Go through the material and pull out every line with the string "Write" in it.

··········

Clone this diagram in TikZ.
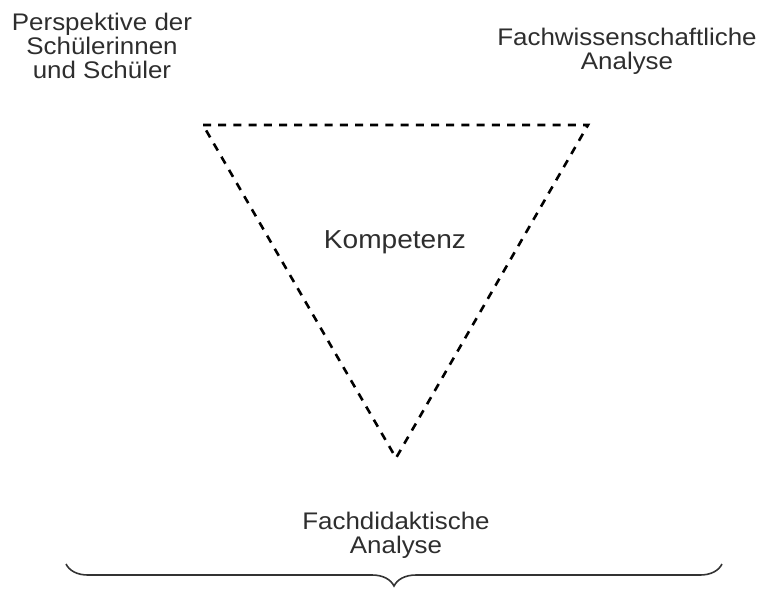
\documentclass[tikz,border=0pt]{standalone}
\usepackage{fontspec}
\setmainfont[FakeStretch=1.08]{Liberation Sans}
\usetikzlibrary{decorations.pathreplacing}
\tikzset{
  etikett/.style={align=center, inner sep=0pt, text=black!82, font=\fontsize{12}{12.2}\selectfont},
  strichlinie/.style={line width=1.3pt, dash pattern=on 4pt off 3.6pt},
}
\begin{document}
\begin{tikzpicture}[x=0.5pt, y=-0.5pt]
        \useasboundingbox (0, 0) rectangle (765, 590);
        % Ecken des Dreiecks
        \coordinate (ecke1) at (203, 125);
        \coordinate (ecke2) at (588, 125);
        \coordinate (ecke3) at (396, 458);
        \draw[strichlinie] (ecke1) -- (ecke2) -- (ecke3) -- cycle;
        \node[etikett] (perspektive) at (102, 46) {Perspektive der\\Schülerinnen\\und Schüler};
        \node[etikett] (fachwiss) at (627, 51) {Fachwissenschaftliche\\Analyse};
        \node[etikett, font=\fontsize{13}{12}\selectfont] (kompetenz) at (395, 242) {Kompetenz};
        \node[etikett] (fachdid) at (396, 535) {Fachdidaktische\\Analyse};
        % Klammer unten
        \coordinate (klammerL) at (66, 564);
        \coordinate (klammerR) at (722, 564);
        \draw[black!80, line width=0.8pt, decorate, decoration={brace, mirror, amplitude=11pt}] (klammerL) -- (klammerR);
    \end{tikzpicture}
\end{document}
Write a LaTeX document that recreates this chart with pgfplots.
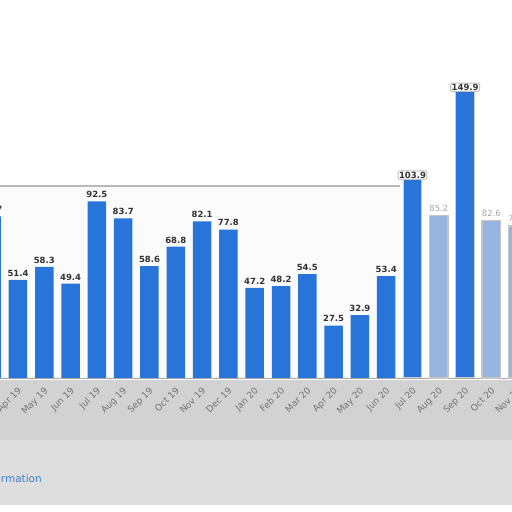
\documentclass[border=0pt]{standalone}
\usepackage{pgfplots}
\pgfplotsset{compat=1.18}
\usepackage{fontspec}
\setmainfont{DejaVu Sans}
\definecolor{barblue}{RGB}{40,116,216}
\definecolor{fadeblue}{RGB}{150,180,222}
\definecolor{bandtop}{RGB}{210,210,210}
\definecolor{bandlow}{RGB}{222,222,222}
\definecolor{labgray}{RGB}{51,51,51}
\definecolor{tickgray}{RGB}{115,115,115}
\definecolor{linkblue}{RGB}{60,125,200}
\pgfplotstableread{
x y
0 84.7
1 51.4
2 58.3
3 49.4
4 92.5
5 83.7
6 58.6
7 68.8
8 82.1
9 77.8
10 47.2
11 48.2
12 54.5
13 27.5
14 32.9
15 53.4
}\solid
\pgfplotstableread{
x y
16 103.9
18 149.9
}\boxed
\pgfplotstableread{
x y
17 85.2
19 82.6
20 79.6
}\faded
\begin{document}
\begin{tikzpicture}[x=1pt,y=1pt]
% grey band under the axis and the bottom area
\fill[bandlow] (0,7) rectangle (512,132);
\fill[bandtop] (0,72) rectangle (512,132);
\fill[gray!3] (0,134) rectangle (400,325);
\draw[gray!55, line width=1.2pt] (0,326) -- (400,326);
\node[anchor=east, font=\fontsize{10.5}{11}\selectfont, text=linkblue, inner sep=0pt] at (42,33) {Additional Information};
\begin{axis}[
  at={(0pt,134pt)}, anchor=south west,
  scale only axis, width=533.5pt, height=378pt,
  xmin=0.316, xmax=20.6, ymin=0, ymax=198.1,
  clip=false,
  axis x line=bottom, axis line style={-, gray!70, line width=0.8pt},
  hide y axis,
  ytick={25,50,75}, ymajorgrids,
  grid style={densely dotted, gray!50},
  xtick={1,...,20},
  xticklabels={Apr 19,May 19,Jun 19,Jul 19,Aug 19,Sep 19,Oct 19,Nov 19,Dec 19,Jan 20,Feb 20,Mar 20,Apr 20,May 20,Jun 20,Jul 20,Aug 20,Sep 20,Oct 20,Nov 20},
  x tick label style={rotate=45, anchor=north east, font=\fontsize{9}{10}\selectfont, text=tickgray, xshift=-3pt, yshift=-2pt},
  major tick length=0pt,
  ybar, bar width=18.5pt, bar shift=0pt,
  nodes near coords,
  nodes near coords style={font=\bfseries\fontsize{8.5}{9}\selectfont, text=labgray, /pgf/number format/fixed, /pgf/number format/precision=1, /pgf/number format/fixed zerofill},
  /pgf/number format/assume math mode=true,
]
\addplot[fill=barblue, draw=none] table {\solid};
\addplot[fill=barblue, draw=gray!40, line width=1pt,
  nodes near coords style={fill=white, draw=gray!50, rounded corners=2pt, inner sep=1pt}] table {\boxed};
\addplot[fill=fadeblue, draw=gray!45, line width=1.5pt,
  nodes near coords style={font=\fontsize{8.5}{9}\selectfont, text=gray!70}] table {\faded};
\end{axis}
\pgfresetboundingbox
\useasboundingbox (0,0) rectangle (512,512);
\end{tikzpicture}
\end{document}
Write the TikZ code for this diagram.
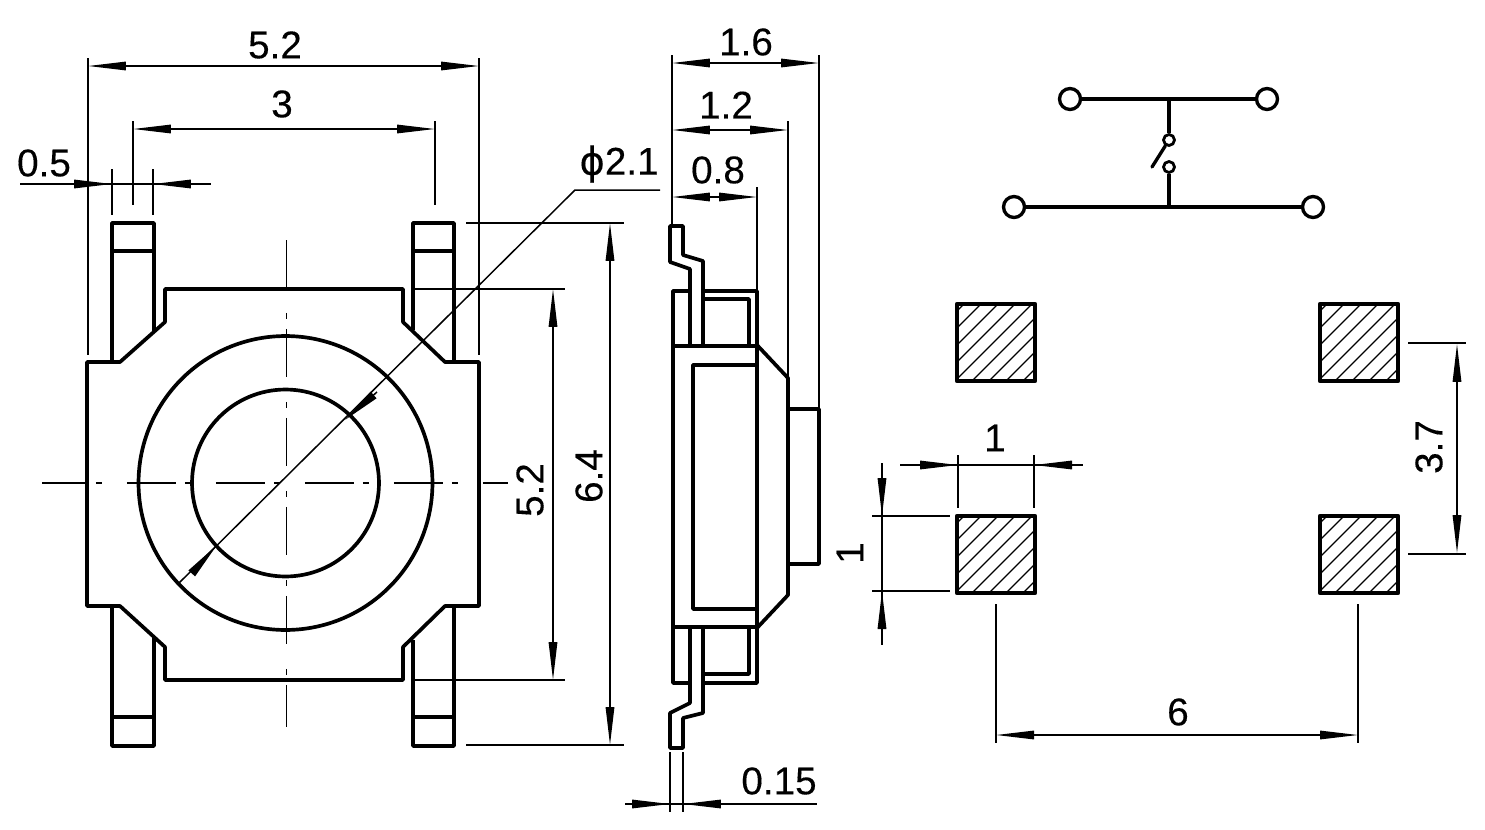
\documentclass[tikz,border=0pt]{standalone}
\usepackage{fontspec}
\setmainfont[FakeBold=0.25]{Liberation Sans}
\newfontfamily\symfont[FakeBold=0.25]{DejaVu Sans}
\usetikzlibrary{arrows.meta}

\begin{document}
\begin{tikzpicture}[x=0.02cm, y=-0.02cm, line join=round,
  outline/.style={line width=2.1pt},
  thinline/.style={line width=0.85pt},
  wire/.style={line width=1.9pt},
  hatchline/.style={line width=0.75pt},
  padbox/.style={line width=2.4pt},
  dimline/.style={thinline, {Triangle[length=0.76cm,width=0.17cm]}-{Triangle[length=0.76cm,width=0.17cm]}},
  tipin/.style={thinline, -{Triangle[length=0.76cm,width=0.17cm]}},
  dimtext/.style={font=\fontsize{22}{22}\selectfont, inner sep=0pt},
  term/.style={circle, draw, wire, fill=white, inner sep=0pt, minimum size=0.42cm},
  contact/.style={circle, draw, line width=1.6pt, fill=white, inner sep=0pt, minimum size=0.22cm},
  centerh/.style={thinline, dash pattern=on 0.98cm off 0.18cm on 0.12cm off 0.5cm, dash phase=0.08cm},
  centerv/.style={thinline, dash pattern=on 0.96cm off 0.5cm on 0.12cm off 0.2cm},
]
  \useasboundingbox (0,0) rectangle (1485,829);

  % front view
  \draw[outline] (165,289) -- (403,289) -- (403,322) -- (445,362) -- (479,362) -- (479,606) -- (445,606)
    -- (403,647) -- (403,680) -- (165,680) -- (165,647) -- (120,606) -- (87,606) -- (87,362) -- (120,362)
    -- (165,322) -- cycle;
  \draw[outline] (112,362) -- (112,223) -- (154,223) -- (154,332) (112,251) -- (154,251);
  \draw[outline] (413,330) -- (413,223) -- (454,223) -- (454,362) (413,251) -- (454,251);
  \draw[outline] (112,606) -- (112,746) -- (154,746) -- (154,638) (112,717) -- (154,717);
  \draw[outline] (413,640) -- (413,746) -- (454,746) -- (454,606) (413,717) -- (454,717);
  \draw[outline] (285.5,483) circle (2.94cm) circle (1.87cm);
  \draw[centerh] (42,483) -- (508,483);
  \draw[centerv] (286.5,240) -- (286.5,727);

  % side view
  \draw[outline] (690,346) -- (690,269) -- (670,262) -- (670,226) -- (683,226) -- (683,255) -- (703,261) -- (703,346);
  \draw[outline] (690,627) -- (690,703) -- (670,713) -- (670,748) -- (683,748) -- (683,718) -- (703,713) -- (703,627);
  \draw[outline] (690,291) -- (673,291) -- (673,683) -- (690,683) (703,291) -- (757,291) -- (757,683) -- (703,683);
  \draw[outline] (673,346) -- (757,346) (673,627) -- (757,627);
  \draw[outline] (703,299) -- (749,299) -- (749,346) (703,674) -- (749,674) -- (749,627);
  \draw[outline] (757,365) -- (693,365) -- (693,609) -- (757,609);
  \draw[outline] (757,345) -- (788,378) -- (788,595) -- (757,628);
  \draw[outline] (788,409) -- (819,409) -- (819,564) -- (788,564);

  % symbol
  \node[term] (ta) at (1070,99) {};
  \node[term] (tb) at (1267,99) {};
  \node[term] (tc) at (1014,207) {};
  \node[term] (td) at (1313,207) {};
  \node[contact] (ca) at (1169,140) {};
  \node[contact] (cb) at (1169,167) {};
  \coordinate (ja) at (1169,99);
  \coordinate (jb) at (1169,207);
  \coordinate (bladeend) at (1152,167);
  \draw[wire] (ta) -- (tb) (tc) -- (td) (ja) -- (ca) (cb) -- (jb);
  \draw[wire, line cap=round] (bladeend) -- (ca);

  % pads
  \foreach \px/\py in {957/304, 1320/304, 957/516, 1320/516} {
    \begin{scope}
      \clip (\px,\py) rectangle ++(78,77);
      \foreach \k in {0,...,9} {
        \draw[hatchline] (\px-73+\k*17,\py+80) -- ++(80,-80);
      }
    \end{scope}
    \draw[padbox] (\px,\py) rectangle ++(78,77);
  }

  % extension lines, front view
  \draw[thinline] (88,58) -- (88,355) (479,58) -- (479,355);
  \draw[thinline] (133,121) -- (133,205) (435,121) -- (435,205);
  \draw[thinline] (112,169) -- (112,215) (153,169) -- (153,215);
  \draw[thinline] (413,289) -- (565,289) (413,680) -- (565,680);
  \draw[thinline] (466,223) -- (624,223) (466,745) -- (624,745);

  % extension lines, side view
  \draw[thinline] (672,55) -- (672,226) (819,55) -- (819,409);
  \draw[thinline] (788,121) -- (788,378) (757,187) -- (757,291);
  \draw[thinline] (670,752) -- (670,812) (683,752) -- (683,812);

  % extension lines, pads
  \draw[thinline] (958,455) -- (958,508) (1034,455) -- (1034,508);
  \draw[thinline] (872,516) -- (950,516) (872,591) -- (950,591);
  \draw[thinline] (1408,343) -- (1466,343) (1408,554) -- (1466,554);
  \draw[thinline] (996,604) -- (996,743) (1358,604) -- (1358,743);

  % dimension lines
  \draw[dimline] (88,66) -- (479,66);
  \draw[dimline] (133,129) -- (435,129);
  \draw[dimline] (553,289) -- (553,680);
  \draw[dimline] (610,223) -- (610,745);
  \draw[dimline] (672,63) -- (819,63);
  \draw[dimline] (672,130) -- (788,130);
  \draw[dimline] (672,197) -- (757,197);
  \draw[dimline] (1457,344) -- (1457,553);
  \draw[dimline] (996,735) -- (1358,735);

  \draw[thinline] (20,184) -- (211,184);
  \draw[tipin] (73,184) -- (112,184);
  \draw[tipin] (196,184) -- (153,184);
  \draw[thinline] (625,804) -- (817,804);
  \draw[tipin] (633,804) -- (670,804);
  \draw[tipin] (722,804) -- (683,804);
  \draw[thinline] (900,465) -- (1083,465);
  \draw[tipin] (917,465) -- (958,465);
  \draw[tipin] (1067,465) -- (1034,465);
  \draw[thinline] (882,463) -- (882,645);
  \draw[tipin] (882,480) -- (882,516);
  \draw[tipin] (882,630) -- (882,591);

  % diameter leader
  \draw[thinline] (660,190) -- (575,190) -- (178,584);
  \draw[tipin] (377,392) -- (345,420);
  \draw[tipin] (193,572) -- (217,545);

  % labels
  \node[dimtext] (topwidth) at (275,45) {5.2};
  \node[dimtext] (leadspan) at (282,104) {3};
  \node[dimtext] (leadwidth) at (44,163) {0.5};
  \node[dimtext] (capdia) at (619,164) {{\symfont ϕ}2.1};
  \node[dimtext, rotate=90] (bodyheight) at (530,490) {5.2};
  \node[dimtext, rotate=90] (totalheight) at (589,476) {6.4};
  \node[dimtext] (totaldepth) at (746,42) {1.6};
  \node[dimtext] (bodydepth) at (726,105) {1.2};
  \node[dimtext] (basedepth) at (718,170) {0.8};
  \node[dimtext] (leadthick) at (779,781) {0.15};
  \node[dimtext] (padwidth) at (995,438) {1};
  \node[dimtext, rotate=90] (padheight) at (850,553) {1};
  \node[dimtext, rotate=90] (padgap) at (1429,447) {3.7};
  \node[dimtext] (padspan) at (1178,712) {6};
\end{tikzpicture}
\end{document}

··········

Answer to this problem>
Write a LaTeX document that recreates this chart with pgfplots.
Write the TikZ code for this diagram.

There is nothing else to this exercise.